### Supplied data
## Start
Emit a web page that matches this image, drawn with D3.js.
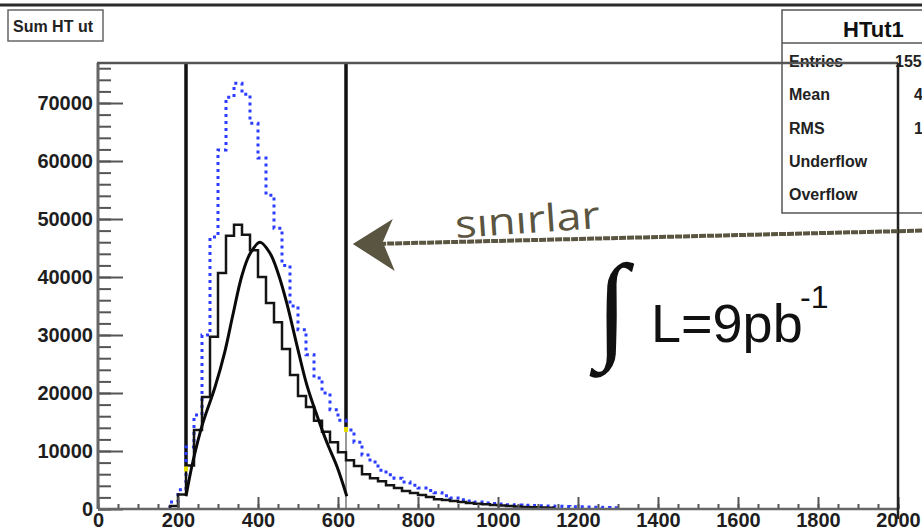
<!DOCTYPE html>
<html>
<head>
<meta charset="utf-8">
<script src="https://cdn.jsdelivr.net/npm/d3@7/dist/d3.min.js"></script>
<style>
  body { margin: 0; background: #fff; }
  svg { display: block; }
</style>
</head>
<body>
<div id="chart"></div>
<script>
// histogram binning (HT in GeV), bins start at firstBin
var binWidth = 20;
var firstBin = 180;

// blue dotted histogram (before cuts)
var blueCounts = [1200, 3300, 10700, 16200, 30000, 46900, 61900, 71000, 73400, 71500,
                  66500, 60500, 54100, 48400, 42000, 35000, 30900, 26600, 22600, 20000,
                  17100, 15300, 13600, 11500, 9300, 8100, 6700, 5900, 5300, 4650,
                  4100, 3600, 3200, 2800, 2300, 1900, 1600, 1400, 1200, 1050,
                  950, 850, 750, 700, 650, 600, 560, 520, 480, 440,
                  400, 370, 340, 300, 260, 200];

// black solid histogram
var blackCounts = [500, 2500, 7500, 13600, 19300, 29700, 40700, 47100, 49000, 47300,
                   44600, 40000, 35500, 32200, 27600, 23100, 19500, 17600, 15200, 13300,
                   11500, 9800, 8400, 7400, 6000, 5300, 4800, 4100, 3600, 3100,
                   2750, 2400, 2050, 1700, 1550, 1400, 1200, 1050, 900, 800,
                   700, 600, 500, 420, 350, 300, 250, 200];

// fitted curve
var fitX = [220, 237, 262, 292, 317, 337, 360, 380, 405, 430, 450, 472, 497, 522, 547, 572, 597, 622];
var fitY = [2200, 8100, 14800, 20900, 27100, 33400, 40300, 44000, 46000, 44100, 40700, 35500, 28300, 21400, 16200, 11500, 7400, 2200];

// cut lines ("sinirlar")
var cutX = [220, 620];
var cutBottom = [7000, 13800];

var xTicks = [0, 200, 400, 600, 800, 1000, 1200, 1400, 1600, 1800, 2000];
var yTicks = [0, 10000, 20000, 30000, 40000, 50000, 60000, 70000];

var statLabels = ["Entries", "Mean", "RMS", "Underflow", "Overflow"];
var statValues = ["155", "4", "1", "", ""];
var statValueX = [895, 914, 914, 930, 930];

var W = 922, H = 532;
var x = d3.scaleLinear().domain([0, 2000]).range([98, 898]);
var y = d3.scaleLinear().domain([0, 76900]).range([509, 63]);

var svg = d3.select("#chart").append("svg")
    .attr("width", W)
    .attr("height", H)
    .style("font-family", "'Liberation Sans', Arial, sans-serif");

svg.append("rect").attr("width", W).attr("height", H).attr("fill", "#fff");

// top border of the canvas
svg.append("line")
    .attr("x1", 0).attr("x2", W).attr("y1", 5).attr("y2", 5)
    .attr("stroke", "#2a2a2a").attr("stroke-width", 3);

// title box
svg.append("rect")
    .attr("x", 8).attr("y", 10).attr("width", 95).attr("height", 31)
    .attr("fill", "#fff").attr("stroke", "#666").attr("stroke-width", 1.5);
svg.append("text")
    .attr("x", 13).attr("y", 32)
    .attr("font-size", 16).attr("font-weight", "bold").attr("fill", "#222")
    .text("Sum HT ut");

// build step points
function stepPoints(counts) {
    var pts = [[firstBin, 0]];
    counts.forEach(function(c, i) { pts.push([firstBin + i * binWidth, c]); });
    var end = firstBin + counts.length * binWidth;
    pts.push([end, counts[counts.length - 1]]);
    pts.push([end, 0]);
    return pts;
}

var stepLine = d3.line()
    .x(function(d) { return x(d[0]); })
    .y(function(d) { return y(d[1]); })
    .curve(d3.curveStepAfter);

// cut lines
svg.selectAll("line.cut")
    .data(cutX)
    .enter().append("line")
    .attr("class", "cut")
    .attr("x1", function(d) { return x(d); })
    .attr("x2", function(d) { return x(d); })
    .attr("y1", y(76900))
    .attr("y2", function(d, i) { return y(cutBottom[i]); })
    .attr("stroke", "#111").attr("stroke-width", 3.5);

svg.append("line")
    .attr("x1", x(cutX[1])).attr("x2", x(cutX[1]))
    .attr("y1", y(cutBottom[1])).attr("y2", y(0))
    .attr("stroke", "#777").attr("stroke-width", 1.5);

// blue dotted histogram
svg.append("path")
    .attr("d", stepLine(stepPoints(blueCounts)))
    .attr("fill", "none")
    .attr("stroke", "#2b3bff")
    .attr("stroke-width", 3)
    .attr("stroke-dasharray", "3,4");

// black histogram
svg.append("path")
    .attr("d", stepLine(stepPoints(blackCounts)))
    .attr("fill", "none")
    .attr("stroke", "#151515")
    .attr("stroke-width", 2.5);

// fit curve
var fitLine = d3.line()
    .x(function(d) { return x(d[0]); })
    .y(function(d) { return y(d[1]); })
    .curve(d3.curveCatmullRom.alpha(0.5));
svg.append("path")
    .attr("d", fitLine(fitX.map(function(v, i) { return [v, fitY[i]]; })))
    .attr("fill", "none")
    .attr("stroke", "#0a0a0a")
    .attr("stroke-width", 3);

// yellow markers at cut ends
svg.selectAll("rect.mark")
    .data(cutX)
    .enter().append("rect")
    .attr("class", "mark")
    .attr("x", function(d) { return x(d) - 2; })
    .attr("y", function(d, i) { return y(cutBottom[i]) - 2; })
    .attr("width", 4).attr("height", 5)
    .attr("fill", "#e6df00");

// stats box
var sx = 782;
svg.append("rect")
    .attr("x", sx).attr("y", 10).attr("width", 170).attr("height", 203)
    .attr("fill", "#fff").attr("stroke", "#555").attr("stroke-width", 1.5);
svg.append("line")
    .attr("x1", sx).attr("x2", W).attr("y1", 43).attr("y2", 43)
    .attr("stroke", "#555").attr("stroke-width", 1.5);
svg.append("text")
    .attr("x", 843).attr("y", 37)
    .attr("font-size", 22).attr("font-weight", "bold").attr("fill", "#111")
    .text("HTut1");
svg.selectAll("text.slab")
    .data(statLabels)
    .enter().append("text")
    .attr("class", "slab")
    .attr("x", 789)
    .attr("y", function(d, i) { return 67 + i * 33.3; })
    .attr("font-size", 16).attr("font-weight", "bold").attr("fill", "#222")
    .text(function(d) { return d; });
svg.selectAll("text.sval")
    .data(statValues)
    .enter().append("text")
    .attr("class", "sval")
    .attr("x", function(d, i) { return statValueX[i]; })
    .attr("y", function(d, i) { return 67 + i * 33.3; })
    .attr("font-size", 16).attr("font-weight", "bold").attr("fill", "#222")
    .text(function(d) { return d; });

// axes (ticks drawn inside the frame)
var xAxis = d3.axisBottom(x).tickValues(xTicks).tickSize(-12).tickSizeOuter(0).tickPadding(4)
    .tickFormat(d3.format("d"));
var xMinor = d3.axisBottom(x).tickValues(d3.range(0, 2001, 50)).tickSize(-5).tickSizeOuter(0)
    .tickFormat("");
var yAxis = d3.axisLeft(y).tickValues(yTicks).tickSize(-25).tickSizeOuter(0).tickPadding(5)
    .tickFormat(d3.format("d"));
var yMinor = d3.axisLeft(y).tickValues(d3.range(0, 76001, 2000)).tickSize(-13).tickSizeOuter(0)
    .tickFormat("");

function styleAxis(g) {
    g.select(".domain").remove();
    g.selectAll(".tick line").attr("stroke", "#555").attr("stroke-width", 2);
    g.selectAll(".tick text")
        .attr("font-size", 20).attr("font-weight", "bold").attr("fill", "#1e1e1e")
        .attr("font-family", "'Liberation Sans', Arial, sans-serif");
}

svg.append("g").attr("transform", "translate(0," + y(0) + ")").call(xMinor).call(styleAxis);
svg.append("g").attr("transform", "translate(0," + y(0) + ")").call(xAxis).call(styleAxis);
svg.append("g").attr("transform", "translate(" + x(0) + ",0)").call(yMinor).call(styleAxis);
svg.append("g").attr("transform", "translate(" + x(0) + ",0)").call(yAxis).call(styleAxis);

// frame
svg.append("line")
    .attr("x1", x(0)).attr("x2", x(2000)).attr("y1", y(0)).attr("y2", y(0))
    .attr("stroke", "#666").attr("stroke-width", 2.5);
svg.append("line")
    .attr("x1", x(0)).attr("x2", x(0)).attr("y1", y(0)).attr("y2", y(76900))
    .attr("stroke", "#666").attr("stroke-width", 3);
svg.append("line")
    .attr("x1", x(0) - 1).attr("x2", x(2000)).attr("y1", y(76900)).attr("y2", y(76900))
    .attr("stroke", "#555").attr("stroke-width", 2.5);
svg.append("line")
    .attr("x1", x(2000)).attr("x2", x(2000)).attr("y1", y(76900)).attr("y2", y(0) + 10)
    .attr("stroke", "#222").attr("stroke-width", 2.5);

// annotation: arrow pointing at the cut line
var anno = "#5a5540";
var arrowTip = [637, 45700], arrowTail = [2060, 48000];
svg.append("line")
    .attr("x1", x(arrowTail[0])).attr("y1", y(arrowTail[1]))
    .attr("x2", x(arrowTip[0]) + 20).attr("y2", y(arrowTip[1]))
    .attr("stroke", anno).attr("stroke-width", 4)
    .attr("stroke-dasharray", "7,1");
var tx = x(arrowTip[0]), ty = y(arrowTip[1]);
svg.append("path")
    .attr("d", "M" + tx + "," + ty + " L" + (tx + 40) + "," + (ty - 25) +
               " L" + (tx + 30) + "," + (ty - 2) + " L" + (tx + 42) + "," + (ty + 27) + " Z")
    .attr("fill", anno);
svg.append("text")
    .attr("transform", "translate(456,238) rotate(-4)")
    .attr("font-family", "'Open Sans', sans-serif")
    .attr("font-size", 38).attr("fill", anno)
    .attr("textLength", 145).attr("lengthAdjust", "spacingAndGlyphs")
    .text("sınırlar");

// luminosity
svg.append("text")
    .attr("x", 596).attr("y", 346)
    .attr("font-family", "'Liberation Serif', serif")
    .attr("font-size", 118).attr("fill", "#111")
    .text("∫");
svg.append("text")
    .attr("x", 651).attr("y", 342)
    .attr("font-size", 54).attr("fill", "#111")
    .text("L=9pb");
svg.append("text")
    .attr("x", 800).attr("y", 308)
    .attr("font-size", 32).attr("fill", "#111")
    .text("-1");
</script>
</body>
</html>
## End
### Problem requirements
Exactly as they appear, print the lines of the listing above from its first line through the line that contains "400, 370, 340, 300, 260, 200];", minus the pictures.

### The response
Emit a web page that matches this image, drawn with D3.js.
<!DOCTYPE html>
<html>
<head>
<meta charset="utf-8">
<script src="https://cdn.jsdelivr.net/npm/d3@7/dist/d3.min.js"></script>
<style>
  body { margin: 0; background: #fff; }
  svg { display: block; }
</style>
</head>
<body>
<div id="chart"></div>
<script>
// histogram binning (HT in GeV), bins start at firstBin
var binWidth = 20;
var firstBin = 180;

// blue dotted histogram (before cuts)
var blueCounts = [1200, 3300, 10700, 16200, 30000, 46900, 61900, 71000, 73400, 71500,
                  66500, 60500, 54100, 48400, 42000, 35000, 30900, 26600, 22600, 20000,
                  17100, 15300, 13600, 11500, 9300, 8100, 6700, 5900, 5300, 4650,
                  4100, 3600, 3200, 2800, 2300, 1900, 1600, 1400, 1200, 1050,
                  950, 850, 750, 700, 650, 600, 560, 520, 480, 440,
                  400, 370, 340, 300, 260, 200];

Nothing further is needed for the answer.